The Meridian Design System

The Problem

When I joined Assent in 2018, the design landscape was chaotic and unorganized. Although there was a design guide, it was outdated and hidden within the product design team. The guide was neither well-shared nor well-followed. The lack of a unified design language resulted in a growing amount of design debt, inefficient components and patterns, and over two dozen font styles and colour variations. Designers were still creating components from scratch, and although there were efforts to do critiques and team design reviews, not having a centralized source of truth was adding to the problem.

Rebranding Context

Assent had recently concluded a Series C funding round towards the end of 2021 and was on the verge of a new growth phase, with a specific focus on the European markets. To achieve this, a complete rebranding campaign was launched. This marked a significant turning point for us, providing us with the ideal opportunity to enhance the standard of design through the implementation of Meridian, our very first official design system.

Collaboration

One challenge was coordinating across multiple product and stakeholder teams. The content guidelines, for example, needed significant realignment. While the focus was on updating the legacy platform to align with the new brand, developing a new platform offered a clean slate for leveraging Meridian. It was a balance of updating the old while pioneering the new.

Throughout the design process, stakeholder check-ins played a pivotal role. We faced some pushback over our choice of primary colours, which differed from the web marketing team's direction. But we stood our ground, believing that a refreshed product UI would invigorate our user base.

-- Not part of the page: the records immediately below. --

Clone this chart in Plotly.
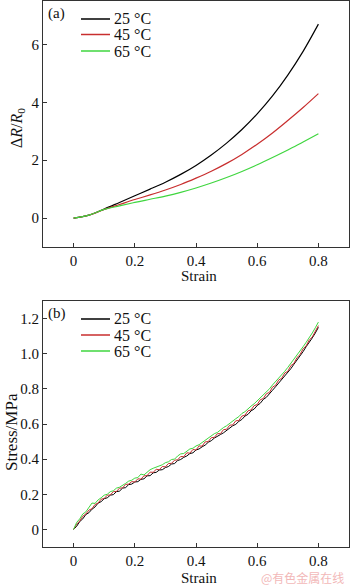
import plotly.graph_objects as go

# ---- data: panel (a) ----
strain_a = [0.0, 0.05, 0.10, 0.15, 0.20, 0.25, 0.30, 0.35, 0.40, 0.45,
            0.50, 0.55, 0.60, 0.65, 0.70, 0.75, 0.80]
dr_25 = [0.0, 0.10, 0.31, 0.54, 0.77, 1.00, 1.24, 1.51, 1.82, 2.18,
         2.59, 3.06, 3.60, 4.22, 4.94, 5.76, 6.70]
dr_45 = [0.0, 0.10, 0.30, 0.47, 0.64, 0.80, 0.97, 1.16, 1.38, 1.62,
         1.89, 2.20, 2.55, 2.94, 3.37, 3.82, 4.30]
dr_65 = [0.0, 0.10, 0.30, 0.42, 0.54, 0.65, 0.76, 0.89, 1.04, 1.21,
         1.40, 1.61, 1.84, 2.09, 2.35, 2.63, 2.91]

# ---- data: panel (b) ----
strain_b = [i / 100 for i in range(81)]
st_25 = [0.000, 0.018, 0.045, 0.060, 0.085, 0.095, 0.115, 0.128, 0.150, 0.158,
         0.175, 0.180, 0.195, 0.198, 0.215, 0.218, 0.235, 0.238, 0.255, 0.258,
         0.270, 0.272, 0.285, 0.288, 0.305, 0.306, 0.322, 0.325, 0.338, 0.340,
         0.352, 0.358, 0.372, 0.375, 0.392, 0.398, 0.410, 0.418, 0.432, 0.436,
         0.452, 0.458, 0.470, 0.480, 0.496, 0.505, 0.520, 0.528, 0.540, 0.550,
         0.565, 0.575, 0.590, 0.598, 0.615, 0.626, 0.645, 0.655, 0.675, 0.685,
         0.705, 0.718, 0.740, 0.752, 0.775, 0.792, 0.812, 0.832, 0.852, 0.872,
         0.895, 0.915, 0.940, 0.962, 0.990, 1.012, 1.040, 1.062, 1.090, 1.118,
         1.150]
st_45 = [0.000, 0.030, 0.048, 0.075, 0.088, 0.110, 0.118, 0.142, 0.150, 0.172,
         0.176, 0.195, 0.196, 0.215, 0.216, 0.235, 0.236, 0.256, 0.258, 0.272,
         0.270, 0.288, 0.286, 0.305, 0.306, 0.326, 0.325, 0.342, 0.340, 0.358,
         0.356, 0.375, 0.376, 0.394, 0.396, 0.415, 0.414, 0.436, 0.434, 0.455,
         0.452, 0.475, 0.474, 0.498, 0.500, 0.522, 0.524, 0.545, 0.545, 0.568,
         0.570, 0.593, 0.595, 0.618, 0.620, 0.645, 0.650, 0.675, 0.680, 0.705,
         0.710, 0.738, 0.745, 0.772, 0.780, 0.810, 0.820, 0.850, 0.860, 0.890,
         0.900, 0.932, 0.945, 0.978, 0.995, 1.028, 1.045, 1.078, 1.095, 1.132,
         1.160]
st_65 = [0.000, 0.040, 0.060, 0.088, 0.100, 0.125, 0.150, 0.148, 0.168, 0.180,
         0.195, 0.200, 0.215, 0.220, 0.235, 0.240, 0.250, 0.262, 0.275, 0.280,
         0.292, 0.295, 0.315, 0.310, 0.325, 0.340, 0.348, 0.355, 0.365, 0.368,
         0.380, 0.385, 0.398, 0.400, 0.418, 0.430, 0.432, 0.445, 0.458, 0.462,
         0.475, 0.482, 0.495, 0.510, 0.518, 0.535, 0.545, 0.552, 0.568, 0.580,
         0.590, 0.605, 0.618, 0.630, 0.642, 0.660, 0.670, 0.688, 0.702, 0.715,
         0.732, 0.748, 0.765, 0.782, 0.800, 0.822, 0.840, 0.860, 0.882, 0.900,
         0.922, 0.945, 0.965, 0.992, 1.015, 1.040, 1.065, 1.090, 1.118, 1.148,
         1.180]

labels = ["25 °C", "45 °C", "65 °C"]
colors = ["#000000", "#c82e2e", "#3fd63f"]
x_ticks = [0, 0.2, 0.4, 0.6, 0.8]
x_ticktext = ["0", "0.2", "0.4", "0.6", "0.8"]
ya_ticks = [0, 2, 4, 6]
yb_ticks = [0, 0.2, 0.4, 0.6, 0.8, 1.0, 1.2]
yb_ticktext = ["0", "0.2", "0.4", "0.6", "0.8", "1.0", "1.2"]

W, H = 350, 585
SERIF = "Liberation Serif"

fig = go.Figure()
for lab, col, ys in zip(labels, colors, [dr_25, dr_45, dr_65]):
    fig.add_trace(go.Scatter(x=strain_a, y=ys, mode="lines", name=lab,
                             line=dict(color=col, width=1.2, shape="spline"),
                             xaxis="x", yaxis="y", showlegend=False))
for lab, col, ys in zip(labels, colors, [st_25, st_45, st_65]):
    fig.add_trace(go.Scatter(x=strain_b, y=ys, mode="lines", name=lab,
                             line=dict(color=col, width=1.0),
                             xaxis="x2", yaxis="y2", showlegend=False))

def px_x(p):
    return p / W

def px_y(p):
    return 1 - p / H

axis_common = dict(showline=True, linecolor="#333333", linewidth=1, mirror=True,
                   ticks="inside", ticklen=4, tickcolor="#333333", showgrid=False,
                   zeroline=False, tickfont=dict(family=SERIF, size=15, color="#111111"))

fig.update_layout(
    width=W, height=H,
    margin=dict(l=0, r=0, t=0, b=0),
    paper_bgcolor="white", plot_bgcolor="white",
    xaxis=dict(domain=[px_x(43), px_x(349)], range=[-0.1, 0.9], anchor="y",
               tickvals=x_ticks, ticktext=x_ticktext, **axis_common),
    yaxis=dict(domain=[px_y(247), px_y(1)], range=[-1, 7.5], anchor="x",
               tickvals=ya_ticks, **axis_common),
    xaxis2=dict(domain=[px_x(43), px_x(349)], range=[-0.1, 0.9], anchor="y2",
                tickvals=x_ticks, ticktext=x_ticktext, **axis_common),
    yaxis2=dict(domain=[px_y(547), px_y(301)], range=[-0.1, 1.3], anchor="x2",
                tickvals=yb_ticks, ticktext=yb_ticktext, **axis_common),
    showlegend=False,
)

# manual legends (line samples + labels) in both panels
legend_rows = {"a": [19, 34.5, 51], "b": [319, 335, 351]}
for rows in legend_rows.values():
    for lab, col, yy in zip(labels, colors, rows):
        fig.add_shape(type="line", xref="paper", yref="paper",
                      x0=px_x(81), x1=px_x(110), y0=px_y(yy), y1=px_y(yy),
                      line=dict(color=col, width=1.5))
        fig.add_annotation(text=lab, x=px_x(112), y=px_y(yy), xref="paper", yref="paper",
                           xanchor="left", yanchor="middle", showarrow=False,
                           font=dict(family=SERIF, size=16, color="#111111"))

ann_font = dict(family=SERIF, size=15, color="#111111")
annotations = [
    dict(text="(a)", x=px_x(46), y=px_y(13), xanchor="left", yanchor="middle"),
    dict(text="(b)", x=px_x(46), y=px_y(313), xanchor="left", yanchor="middle"),
    dict(text="Strain", x=px_x(199), y=px_y(276), xanchor="center", yanchor="middle"),
    dict(text="Strain", x=px_x(199), y=px_y(578), xanchor="center", yanchor="middle"),
    dict(text="Δ<i>R</i>/<i>R</i><sub>0</sub>", x=px_x(17), y=px_y(128),
         xanchor="center", yanchor="middle", textangle=-90,
         font=dict(family=SERIF, size=16, color="#111111")),
    dict(text="Stress/MPa", x=px_x(11), y=px_y(432), xanchor="center",
         yanchor="middle", textangle=-90, font=dict(family=SERIF, size=17, color="#111111")),
]
for a in annotations:
    a.setdefault("font", ann_font)
    a.update(xref="paper", yref="paper", showarrow=False)
    fig.add_annotation(**a)

fig.add_annotation(text="@有色金属在线", x=px_x(346), y=px_y(577), xref="paper", yref="paper",
                   xanchor="right", yanchor="middle", showarrow=False,
                   font=dict(family="Noto Sans CJK SC", size=12, color="#f2b8b8"))

fig.write_html("out.html")
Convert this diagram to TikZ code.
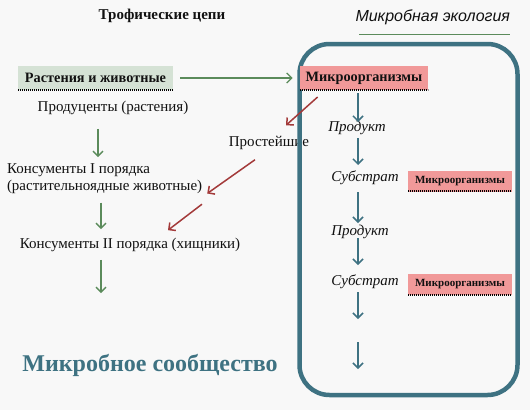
\documentclass[tikz,border=0pt]{standalone}
\usepackage{fontspec}
\setmainfont{Liberation Serif}
\newfontfamily\ecosans{Liberation Sans}
\usetikzlibrary{arrows.meta,calc}
\definecolor{EcoPaper}{HTML}{F8F8F8}
\definecolor{EcoFrame}{HTML}{3E7282}
\definecolor{EcoGreen}{HTML}{5B8B5B}
\definecolor{EcoRed}{HTML}{A33A3A}
\definecolor{EcoPink}{HTML}{F19999}
\definecolor{EcoMint}{HTML}{D5E2D5}
\definecolor{EcoInk}{HTML}{111111}
\tikzset{
    eco/diagram/.style={
        x=1pt, y=-1pt,
        font=\fontsize{15}{17}\selectfont,
        text=EcoInk,
        line cap=butt,
        every node/.style={inner sep=0pt, outer sep=0pt}
    },
    eco/frame/.style={draw=EcoFrame, line width=4.5pt, rounded corners=30pt},
    eco/tag/.style={
        fill=#1, minimum height=24pt, inner xsep=6pt,
        font=\fontsize{14.3}{16}\selectfont\bfseries,
        path picture={
            \draw[black, line width=3pt, dash pattern=on 1pt off 1pt]
                (path picture bounding box.south west) --
                (path picture bounding box.south east);
        }
    },
    eco/smalltag/.style={
        eco/tag=EcoPink, minimum width=104pt, minimum height=21pt,
        font=\fontsize{11}{12}\selectfont\bfseries
    },
    eco/step/.style={font=\fontsize{15}{17}\selectfont\itshape},
    eco/grow/.style={
        draw=EcoGreen, line width=1.3pt,
        -{Straight Barb[length=5pt, width=10pt, line width=1.3pt]}
    },
    eco/flow/.style={
        draw=EcoFrame, line width=1.5pt,
        -{Straight Barb[length=5pt, width=10pt, line width=1.5pt]}
    },
    eco/feed/.style={
        draw=EcoRed, line width=1.5pt,
        -{Straight Barb[length=5pt, width=10pt, line width=1.5pt]}
    }
}

\begin{document}
\begin{tikzpicture}[eco/diagram]
    \fill[EcoPaper] (0,0) rectangle (530,410);
    \useasboundingbox (0,0) rectangle (530,410);

    \node[font=\fontsize{15}{17}\selectfont\bfseries] (title) at (162,16) {Трофические цепи};
    \node[anchor=east, font=\fontsize{16}{18}\selectfont\ecosans\itshape] (topic) at (510,17)
        {Микробная экология};
    \draw[draw=EcoGreen, line width=1pt] (359,34) -- (topic.east |- 0,34);

    \node (prost) at (269,143) {Простейшие};
    \draw[eco/frame] (299.5,44) rectangle (517.5,395);

    \node[eco/tag=EcoMint, minimum width=155pt] (plants) at (95.5,78) {Растения и животные};
    \node[eco/tag=EcoPink, minimum width=128pt] (micro) at (364,78) {Микроорганизмы};
    \draw[eco/grow, shorten <=7pt, shorten >=7pt] (plants.east) -- (micro.west);

    \node (prod) at (113,108) {Продуценты (растения)};
    \node[anchor=west, align=left] (kons1) at (7,178.5)
        {Консументы I порядка\\(растительноядные животные)};
    \node (kons2) at (130,245) {Консументы II порядка (хищники)};
    \node[font=\fontsize{24}{28}\selectfont\bfseries, text=EcoFrame] (community) at (150,365)
        {Микробное сообщество};

    \draw[eco/grow] ([xshift=-15pt, yshift=-14pt]prod.south) -- ([xshift=-15pt]prod.south |- 0,157);
    \draw[eco/grow] (kons1.south -| 101,0) ++(0,9) -- (101,229);
    \draw[eco/grow] ([yshift=-8pt]kons2.south -| 101,0) -- (101,293);

    \draw[eco/feed] ([xshift=18pt, yshift=-7pt]micro.south west) -- ([xshift=17pt, yshift=11pt]prost.north);
    \draw[eco/feed] ([xshift=-14pt, yshift=-10pt]prost.south) -- ([xshift=5pt]kons1.south east);
    \draw[eco/feed] ([xshift=72pt, yshift=34pt]kons2.north) -- ([xshift=38pt, yshift=8pt]kons2.north);

    \node[eco/step] (prod1) at (357,128) {Продукт};
    \node[eco/step] (sub1) at (365,178) {Субстрат};
    \node[eco/step] (prod2) at (360,232) {Продукт};
    \node[eco/step] (sub2) at (365,282) {Субстрат};
    \node[eco/smalltag] (micro1) at (460,181) {Микроорганизмы};
    \node[eco/smalltag] (micro2) at (460,284.5) {Микроорганизмы};

    \coordinate (tail1) at (358,319);
    \coordinate (tail2) at (358,342);
    \coordinate (tail3) at (358,369);
    \draw[eco/flow] (micro.south -| 358,0) ++(0,3) -- (358,122);
    \draw[eco/flow] (358,138) -- (358,165);
    \draw[eco/flow] (358,192) -- (358,223);
    \draw[eco/flow] (358,238) -- (358,265);
    \draw[eco/flow] (358,292) -- (tail1);
    \draw[eco/flow] (tail2) -- (tail3);
\end{tikzpicture}
\end{document}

Key Components of the Design System

Our foundational elements were shaped largely by the new brand guidelines. We narrowed down a large colour palette into categories that met the basics of good accessibility and semantic requirements. (I'll include images in the case study to provide a detailed view.)

Before

After

The Process

To develop Meridian, we audited our design guidelines and studied design systems from industry leaders like Shopify and IBM. We conducted stakeholder interviews with teams from brand marketing, creative, engineering, and product to gather insights and feedback. These inputs shaped our strategy for Meridian, which was designed in Figma and documented in Confluence. As our platform UI teams built upon Meridian, we also incorporated its elements into a UI hub for consistency across our products and services.

Outcomes & Impacts

Introducing Meridian as a centralized source of truth was a game changer. A dedicated team and set of standards helped us move away from siloed efforts towards a more cohesive and efficient design practice. Gone are the days of component and patterns being designed without oversight and input from our platform UI team. The guidelines empowered other teams to chip in, freeing up our core platform teams. Win Loss insights from 2023 showed that our UI and UX were among the top 5 decision drivers for the European market.

Reflection & Learnings

One lesson I've learned from this experience is the importance of a clear strategy and roadmap. It provides not just a direction but a narrative that people can buy into. Despite resource limitations, we found ways to empower other teams to contribute, making the system a shared investment and not just a one-team endeavour.